Hollande insists that economic growth, not austerity, must be the prime imperative for both France and Europe. He says he will renegotiate the European fiscal treaty that Germany insists is necessary to stabilize government finances across the Eurozone. He also vows to protect France's 'social model' from the dictates of bond markets and financiers.

For all his anti-market rhetoric, however, Hollande is careful not to spook the financial markets too much. After all, France must continue to borrow heavily from foreign banks to keep its economy afloat too. And Hollande has pledged to balance France's budget in 2017, just one year after Sarkozy proposes to reach that goal.

How will he do that? By jacking up taxes to heights that make Obama's 'Buffett rule' seem pretty tame. Hollande wants a top rate of 75 percent (ours in 35 percent). In fairness, though, all candidates left to right favored higher taxes on the rich. Hollande looks downright moderate next to the Left Front, which demanded a tax rate of 100 percent on the wealthy – confiscation of all their earnings. Now that's class warfare!

Hollande is certainly right that economic growth is what France needs, but his growth agenda comes straight out of the old socialist handbook. It calls for more government spending to create jobs, including slots for 60,000 new teachers. Yet France doesn't seem to be suffering from a stingy government, not when public spending gobbles up nearly 57 percent of GDP (compared to around 39 percent here).
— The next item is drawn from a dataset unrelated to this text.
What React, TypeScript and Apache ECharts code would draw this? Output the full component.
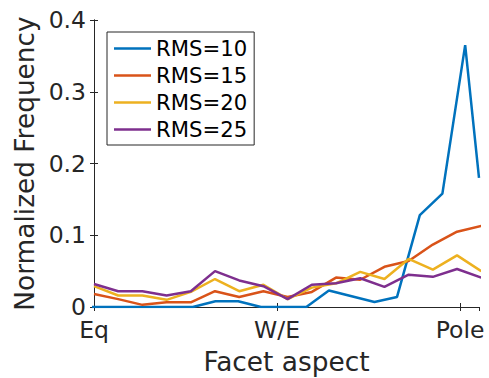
import React, { useEffect, useRef } from "react";
import * as echarts from "echarts";

// Aspect positions (degrees: Eq = 0, W/E = 90, Pole = 180)
const aspectX = [0, 11.9, 23.8, 35.7, 47.6, 59.5, 71.4, 83.3, 95.2, 107.1, 119.0, 130.9, 142.8, 154.7, 166.6, 178.5, 190.4];
const aspectX10 = [-7.3, 3.9, 15.1, 26.3, 37.4, 48.6, 59.7, 70.9, 82.1, 93.2, 104.4, 115.5, 126.7, 137.9, 149.0, 160.2, 171.3, 182.5, 189.3];

const rms10 = [0, 0, 0, 0, 0, 0, 0.008, 0.008, 0, 0, 0, 0.023, 0.015, 0.007, 0.014, 0.128, 0.158, 0.365, 0.18];
const rms15 = [0.018, 0.011, 0.003, 0.0065, 0.0065, 0.022, 0.014, 0.022, 0.014, 0.021, 0.041, 0.038, 0.056, 0.064, 0.087, 0.105, 0.113];
const rms20 = [0.029, 0.016, 0.016, 0.010, 0.021, 0.039, 0.022, 0.031, 0.011, 0.027, 0.033, 0.049, 0.039, 0.067, 0.052, 0.072, 0.050];
const rms25 = [0.032, 0.022, 0.022, 0.016, 0.022, 0.050, 0.037, 0.029, 0.011, 0.031, 0.033, 0.040, 0.028, 0.045, 0.042, 0.053, 0.041];

const seriesNames = ["RMS=10", "RMS=15", "RMS=20", "RMS=25"];
const colors = ["#0072BD", "#D95319", "#EDB120", "#7E2F8E"];
const xTickLabels: Record<number, string> = { 0: "Eq", 90: "W/E", 180: "Pole" };

const FONT = "DejaVu Sans";
const INK = "#262626";

export default function App() {
  const ref = useRef<HTMLDivElement>(null);
  useEffect(() => {
    if (!ref.current) return;
    const chart = echarts.init(ref.current, undefined, { renderer: "svg" });
    const pair = (xs: number[], ys: number[]) => ys.map((y, i) => [xs[i], y]);
    const allData = [pair(aspectX10, rms10), pair(aspectX, rms15), pair(aspectX, rms20), pair(aspectX, rms25)];
    const axisLine = { show: true, lineStyle: { color: INK, width: 1 } };
    const tick = { show: true, inside: true, length: 4, lineStyle: { color: INK, width: 1 } };
    chart.setOption({
      animation: false,
      backgroundColor: "#ffffff",
      textStyle: { fontFamily: FONT },
      grid: { left: 94, right: 10, top: 20, bottom: 71, containLabel: false, outerBoundsMode: "none" },
      legend: {
        show: true,
        orient: "vertical",
        left: 107,
        top: 32,
        padding: [6, 7, 5, 7],
        itemGap: 6,
        itemWidth: 37,
        itemHeight: 2.5,
        icon: "rect",
        backgroundColor: "#ffffff",
        borderColor: INK,
        borderWidth: 1,
        textStyle: { fontFamily: FONT, fontSize: 21.2, color: "#000000" },
        data: seriesNames,
      },
      xAxis: [
        {
          type: "value",
          min: 0,
          max: 189.3,
          interval: 90,
          name: "Facet aspect",
          nameLocation: "middle",
          nameGap: 41,
          nameTextStyle: { fontFamily: FONT, fontSize: 26.4, color: INK },
          axisLine,
          axisTick: tick,
          splitLine: { show: false },
          axisLabel: {
            margin: 11,
            fontFamily: FONT,
            fontSize: 23.5,
            color: INK,
            showMaxLabel: false,
            formatter: (v: number) => xTickLabels[Math.round(v)] ?? "",
          },
        },
        {
          type: "value",
          position: "top",
          min: 0,
          max: 189.3,
          interval: 90,
          axisLine,
          axisTick: tick,
          splitLine: { show: false },
          axisLabel: { show: false },
        },
      ],
      yAxis: [
        {
          type: "value",
          min: 0,
          max: 0.4,
          interval: 0.1,
          name: "Normalized Frequency",
          nameLocation: "middle",
          nameGap: 56,
          nameTextStyle: { fontFamily: FONT, fontSize: 26.4, color: INK },
          axisLine,
          axisTick: tick,
          splitLine: { show: false },
          axisLabel: { margin: 8, fontFamily: FONT, fontSize: 23.5, color: INK },
        },
        {
          type: "value",
          position: "right",
          min: 0,
          max: 0.4,
          interval: 0.1,
          axisLine,
          axisTick: tick,
          splitLine: { show: false },
          axisLabel: { show: false },
        },
      ],
      series: allData.map((d, i) => ({
        name: seriesNames[i],
        type: "line",
        data: d,
        xAxisIndex: 0,
        yAxisIndex: 0,
        symbol: "none",
        showSymbol: false,
        clip: true,
        color: colors[i],
        lineStyle: { color: colors[i], width: 2.5 },
        itemStyle: { color: colors[i] },
      })),
    });
    return () => chart.dispose();
  }, []);
  return (
    <div
      ref={ref}
      style={{ position: "fixed", left: 0, top: 0, width: 489, height: 378, background: "#fff" }}
    />
  );
}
It seems doubtful that France's unreconstructed Socialists can offer what the country really needs – a credible program of deep structural reforms that create incentives for work and investment, that promote labor mobility, that trim social welfare spending, and, above all, that create an economic climate more conducive to innovation and entrepreneurship.

This is the path Germany chose under a Social Democratic Chancellor, Gerhard Schroeder, and which has made it Europe's most successful economy. It is the 'rupture' with statist stagnation that Sarkozy promised when he ran in 2007, but failed to deliver.

Now France's Socialists may get their turn. Rather than fight Germany over austerity, they'd be better off emulating the German model for growth.